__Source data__
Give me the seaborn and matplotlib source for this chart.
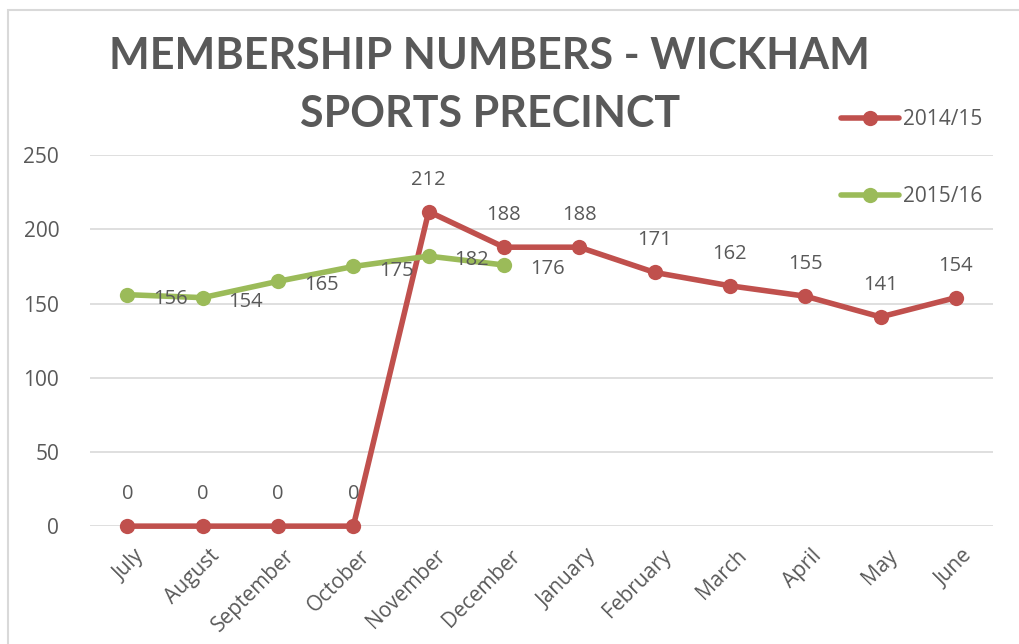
import numpy as np
import pandas as pd
import matplotlib
matplotlib.use("Agg")
import matplotlib.pyplot as plt
import matplotlib.transforms as mtransforms
import seaborn as sns
from matplotlib.patches import Rectangle

months = ["July", "August", "September", "October", "November", "December",
          "January", "February", "March", "April", "May", "June"]
members_1415 = [0, 0, 0, 0, 212, 188, 188, 171, 162, 155, 141, 154]
members_1516 = [156, 154, 165, 175, 182, 176]

RED = "#C0504D"
GREEN = "#9BBB59"
TEXT = "#595959"
GRID = "#D9D9D9"

sns.set_style("white")
plt.rcParams['font.family'] = ['Open Sans', 'DejaVu Sans']

df = pd.concat([
    pd.DataFrame({"idx": np.arange(len(members_1415)), "members": members_1415, "season": "2014/15"}),
    pd.DataFrame({"idx": np.arange(len(members_1516)), "members": members_1516, "season": "2015/16"}),
])

fig = plt.figure(figsize=(10.2, 6.44), dpi=100)
ax = fig.add_axes([0.088, 0.183, 0.886, 0.576])

fig.patches.append(Rectangle((0.008, -0.1), 1.2, 1.084, transform=fig.transFigure,
                             fill=False, edgecolor=GRID, linewidth=1.5))

sns.lineplot(data=df, x="idx", y="members", hue="season",
             palette={"2014/15": RED, "2015/16": GREEN},
             marker="o", markersize=11, markeredgewidth=0, linewidth=4,
             sort=False, ax=ax)

# data labels
for i, v in enumerate(members_1415):
    ax.annotate(str(v), (i, v), xytext=(0, 23), textcoords="offset points",
                ha="center", va="center", fontsize=14.5, color=TEXT)
for i, v in enumerate(members_1516):
    ax.annotate(str(v), (i, v), xytext=(31, -3), textcoords="offset points",
                ha="center", va="center", fontsize=14.5, color=TEXT)

ax.set_xlim(-0.5, len(months) - 0.5)
ax.set_ylim(0, 250)
ax.set_yticks([0, 50, 100, 150, 200, 250])
ax.set_xticks(np.arange(len(months)))
ax.set_xticklabels(months, rotation=45, ha="right", rotation_mode="anchor")
ax.tick_params(axis="both", labelsize=15, colors=TEXT, length=0)
ax.tick_params(axis="y", pad=22)
ax.tick_params(axis="x", pad=14)
shift = mtransforms.ScaledTranslation(0.06, 0, fig.dpi_scale_trans)
for lbl in ax.get_xticklabels():
    lbl.set_transform(lbl.get_transform() + shift)
ax.yaxis.grid(True, color=GRID, linewidth=1.2)
ax.set_axisbelow(True)
for s in ax.spines.values():
    s.set_visible(False)
ax.set_xlabel("")
ax.set_ylabel("")
for ln in ax.lines:
    ln.set_clip_on(False)

fig.text(0.48, 0.868, "MEMBERSHIP NUMBERS - WICKHAM\nSPORTS PRECINCT",
         ha="center", va="center", fontsize=31, fontweight="bold", color=TEXT,
         linespacing=1.55, family=['Lato', 'DejaVu Sans'])

ax.legend(loc="upper left", bbox_to_anchor=(0.806, 0.86), bbox_transform=fig.transFigure,
          frameon=False, fontsize=15, labelspacing=2.7, handlelength=2.8,
          handletextpad=0.2, labelcolor=TEXT)

fig.savefig("out.png", dpi=100)
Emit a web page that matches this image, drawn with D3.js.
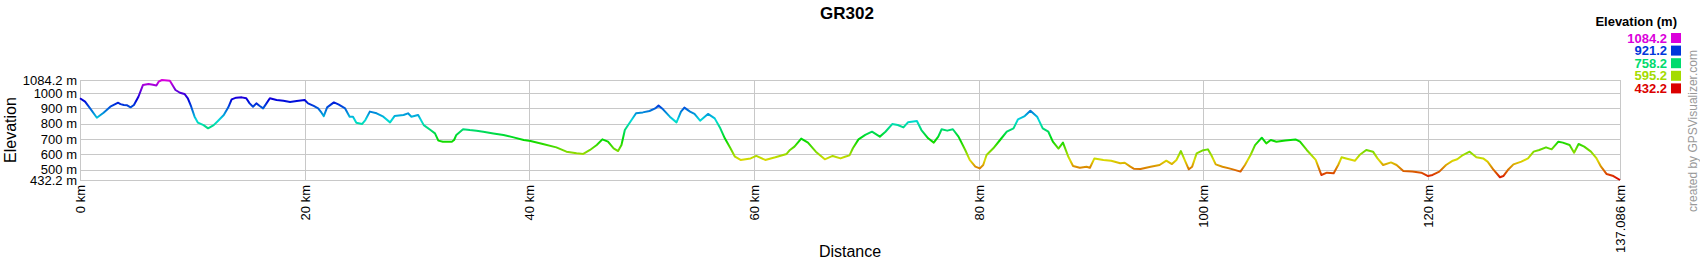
<!DOCTYPE html>
<html>
<head>
<meta charset="utf-8">
<script src="https://cdn.jsdelivr.net/npm/d3@7"></script>
<style>
  html, body { margin: 0; padding: 0; background: #fff; }
  svg { display: block; font-family: "Liberation Sans", Arial, sans-serif; }
</style>
</head>
<body>
<svg id="chart" width="1700" height="260"></svg>
<script>
const distances = [0,0.45,0.9,1.5,2.1,2.7,3.4,3.6,3.9,4.2,4.5,4.8,5.2,5.6,6.1,6.5,6.8,7.0,7.3,8.0,8.5,8.9,9.3,9.6,9.9,10.2,10.5,11.0,11.4,11.9,12.3,12.8,13.2,13.5,13.9,14.4,14.8,15.1,15.4,15.7,16.0,16.3,16.6,16.9,17.5,18.1,18.7,19.3,20.0,20.3,20.8,21.2,21.5,21.7,22.0,22.6,23.0,23.6,24.0,24.3,24.6,25.1,25.4,25.8,26.4,27.0,27.6,28.0,28.8,29.2,29.5,30.1,30.6,31.2,31.6,31.9,32.3,33.1,33.3,33.5,34.1,34.7,35.3,35.9,36.8,37.7,38.6,39.5,40.1,41.2,42.4,43.3,44.2,44.8,45.4,46.0,46.5,47.0,47.5,47.9,48.2,48.5,48.9,49.5,50.1,50.7,51.2,51.5,51.9,52.5,53.1,53.5,53.8,54.3,54.7,55.2,55.9,56.5,57.0,57.4,57.9,58.3,58.8,59.7,60.2,61.0,61.9,62.9,63.2,63.6,64.2,64.8,65.5,66.3,67.0,67.7,68.1,68.5,68.8,69.3,69.9,70.5,71.2,71.7,72.3,72.8,73.3,73.7,74.5,74.9,75.5,76.0,76.4,76.7,77.2,77.7,78.2,78.8,79.2,79.7,80.1,80.4,80.7,81.3,81.9,82.5,83.1,83.5,84.1,84.6,85.2,85.7,86.2,86.6,87.1,87.5,88.0,88.4,89.0,89.6,89.9,90.3,91.1,91.8,92.6,93.0,93.5,93.8,94.4,95.3,96.1,96.7,97.2,97.6,98.0,98.4,98.7,99.0,99.4,99.9,100.4,100.7,101.1,101.7,102.3,102.7,103.3,103.7,104.2,104.6,105.2,105.6,106.0,106.5,107.3,108.2,108.6,109.2,110.0,110.5,111.0,111.6,112.0,112.3,112.7,113.5,113.9,114.5,115.1,115.5,116.0,116.7,117.2,117.8,118.6,119.4,120.0,120.4,121.0,121.6,122.2,122.6,123.1,123.7,124.3,124.9,125.3,125.8,126.4,126.7,127.1,127.6,128.3,128.9,129.4,129.9,130.5,131.0,131.6,132.0,132.6,133.0,133.4,133.9,134.5,135.0,135.4,135.9,136.5,137.086];
const elevations = [965,943,899,838,871,910,936,927,921,919,906,921,975,1051,1058,1053,1049,1073,1084.2,1080,1019,1001,993,965,910,845,806,790,769,790,819,856,906,958,969,971,965,932,910,932,915,899,932,965,954,949,941,947,954,932,915,899,871,849,906,938,925,899,845,845,806,797,823,878,867,845,808,849,856,867,845,856,790,758,736,689,682,682,693,726,763,758,754,747,736,726,710,693,686,667,645,617,606,602,628,660,697,682,639,621,660,758,802,867,873,882,899,917,893,845,808,878,904,878,863,819,863,834,769,704,639,584,563,573,589,563,580,602,628,650,702,676,617,567,589,573,584,593,639,697,726,747,715,747,797,791,775,808,817,758,704,676,715,763,754,763,715,628,563,519,508,530,595,639,693,747,769,828,849,884,845,769,747,682,637,676,580,523,512,519,512,573,563,558,541,545,519,506,504,519,530,558,536,563,621,552,502,519,606,624,632,595,534,519,508,500,487,530,595,660,708,671,693,682,689,697,682,628,563,465,480,476,530,580,573,558,595,628,617,573,530,547,530,491,487,480,458,465,487,530,558,567,595,617,580,573,552,502,450,458,497,534,552,573,617,628,645,632,682,676,660,610,667,650,617,573,519,471,458,432.2];

const yTickValues = [432.2, 500, 600, 700, 800, 900, 1000, 1084.2];
const yTickLabels = ["432.2 m", "500 m", "600 m", "700 m", "800 m", "900 m", "1000 m", "1084.2 m"];
const xTickValues = [0, 20, 40, 60, 80, 100, 120, 137.086];
const xTickLabels = ["0 km", "20 km", "40 km", "60 km", "80 km", "100 km", "120 km", "137.086 km"];
const legendValues = [1084.2, 921.2, 758.2, 595.2, 432.2];
const legendLabels = ["1084.2", "921.2", "758.2", "595.2", "432.2"];

const minE = 432.2, maxE = 1084.2, totalKm = 137.086;
const plot = { left: 80, right: 1620, top: 80, bottom: 180 };

const svg = d3.select("#chart");
const x = d3.scaleLinear().domain([0, totalKm]).range([plot.left, plot.right]);
const y = d3.scaleLinear().domain([minE, maxE]).range([plot.bottom, plot.top]);
const colorOf = v => d3.hsl(300 * (v - minE) / (maxE - minE), 1, 0.43).toString();

// grid
const grid = svg.append("g");
grid.selectAll("line.h").data(yTickValues).join("line")
  .attr("x1", plot.left).attr("x2", plot.right)
  .attr("y1", d => Math.round(y(d)) + 0.5).attr("y2", d => Math.round(y(d)) + 0.5)
  .attr("stroke", "#c8c8c8").attr("stroke-width", 1);
grid.selectAll("line.v").data(xTickValues).join("line")
  .attr("y1", plot.top).attr("y2", plot.bottom)
  .attr("x1", d => Math.round(x(d)) + 0.5).attr("x2", d => Math.round(x(d)) + 0.5)
  .attr("stroke", "#c8c8c8").attr("stroke-width", 1);

// y axis labels
const yAxis = d3.axisLeft(y).tickValues(yTickValues).tickSize(0).tickPadding(3)
  .tickFormat((d, i) => yTickLabels[i]);
const gy = svg.append("g").attr("transform", `translate(${plot.left},0)`).call(yAxis);
gy.select(".domain").remove();
gy.selectAll("text").attr("font-size", 13).attr("fill", "#000")
  .attr("font-family", "Liberation Sans, Arial, sans-serif");

// x axis labels (rotated)
const xAxis = d3.axisBottom(x).tickValues(xTickValues).tickSize(0).tickPadding(0)
  .tickFormat((d, i) => xTickLabels[i]);
const gx = svg.append("g").attr("transform", `translate(0,${plot.bottom})`).call(xAxis);
gx.select(".domain").remove();
gx.selectAll("text")
  .attr("font-size", 13).attr("fill", "#000")
  .attr("font-family", "Liberation Sans, Arial, sans-serif")
  .attr("text-anchor", "end")
  .attr("transform", "rotate(-90)")
  .attr("x", -5).attr("y", 0).attr("dy", "0.35em");

// gradient
const defs = svg.append("defs");
const grad = defs.append("linearGradient").attr("id", "elevGrad")
  .attr("gradientUnits", "userSpaceOnUse")
  .attr("x1", 0).attr("x2", 0).attr("y1", y(minE)).attr("y2", y(maxE));
d3.range(0, 21).forEach(i => {
  const t = i / 20;
  grad.append("stop").attr("offset", t).attr("stop-color", colorOf(minE + t * (maxE - minE)));
});

// profile line
const pts = distances.map((d, i) => [d, elevations[i]]);
svg.append("path").datum(pts)
  .attr("d", d3.line().x(d => x(d[0])).y(d => y(d[1])))
  .attr("fill", "none").attr("stroke", "url(#elevGrad)")
  .attr("stroke-width", 2).attr("stroke-linejoin", "round");

// title
svg.append("text").attr("x", 847).attr("y", 19).attr("text-anchor", "middle")
  .attr("font-size", 17).attr("font-weight", "bold").text("GR302");

// axis titles
svg.append("text").attr("transform", `translate(16,${(plot.top + plot.bottom) / 2}) rotate(-90)`)
  .attr("text-anchor", "middle").attr("font-size", 16).text("Elevation");
svg.append("text").attr("x", 850).attr("y", 257).attr("text-anchor", "middle")
  .attr("font-size", 16).text("Distance");

// legend
svg.append("text").attr("x", 1677).attr("y", 26).attr("text-anchor", "end")
  .attr("font-size", 13).attr("font-weight", "bold").text("Elevation (m)");
const lg = svg.append("g");
legendValues.forEach((v, i) => {
  const cy = 38 + i * 12.6;
  lg.append("text").attr("x", 1667).attr("y", cy).attr("dy", "0.35em")
    .attr("text-anchor", "end").attr("font-size", 13).attr("font-weight", "bold")
    .attr("fill", colorOf(v)).text(legendLabels[i]);
  lg.append("rect").attr("x", 1671).attr("y", cy - 5).attr("width", 10).attr("height", 10)
    .attr("fill", colorOf(v));
});

// credit
svg.append("text").attr("transform", "translate(1693,131) rotate(-90)")
  .attr("text-anchor", "middle").attr("dy", "0.35em").attr("font-size", 12)
  .attr("fill", "#999").text("created by GPSVisualizer.com");
</script>
</body>
</html>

__Written problem__
Exactly as written, please give again the lines from the beginning of the listing through the line containing "plt.rcParams['font.family'] = ['Open", inclusive, without any pictures.

__Task output__
Give me the seaborn and matplotlib source for this chart.
import numpy as np
import pandas as pd
import matplotlib
matplotlib.use("Agg")
import matplotlib.pyplot as plt
import matplotlib.transforms as mtransforms
import seaborn as sns
from matplotlib.patches import Rectangle

months = ["July", "August", "September", "October", "November", "December",
          "January", "February", "March", "April", "May", "June"]
members_1415 = [0, 0, 0, 0, 212, 188, 188, 171, 162, 155, 141, 154]
members_1516 = [156, 154, 165, 175, 182, 176]

RED = "#C0504D"
GREEN = "#9BBB59"
TEXT = "#595959"
GRID = "#D9D9D9"

sns.set_style("white")
plt.rcParams['font.family'] = ['Open Sans', 'DejaVu Sans']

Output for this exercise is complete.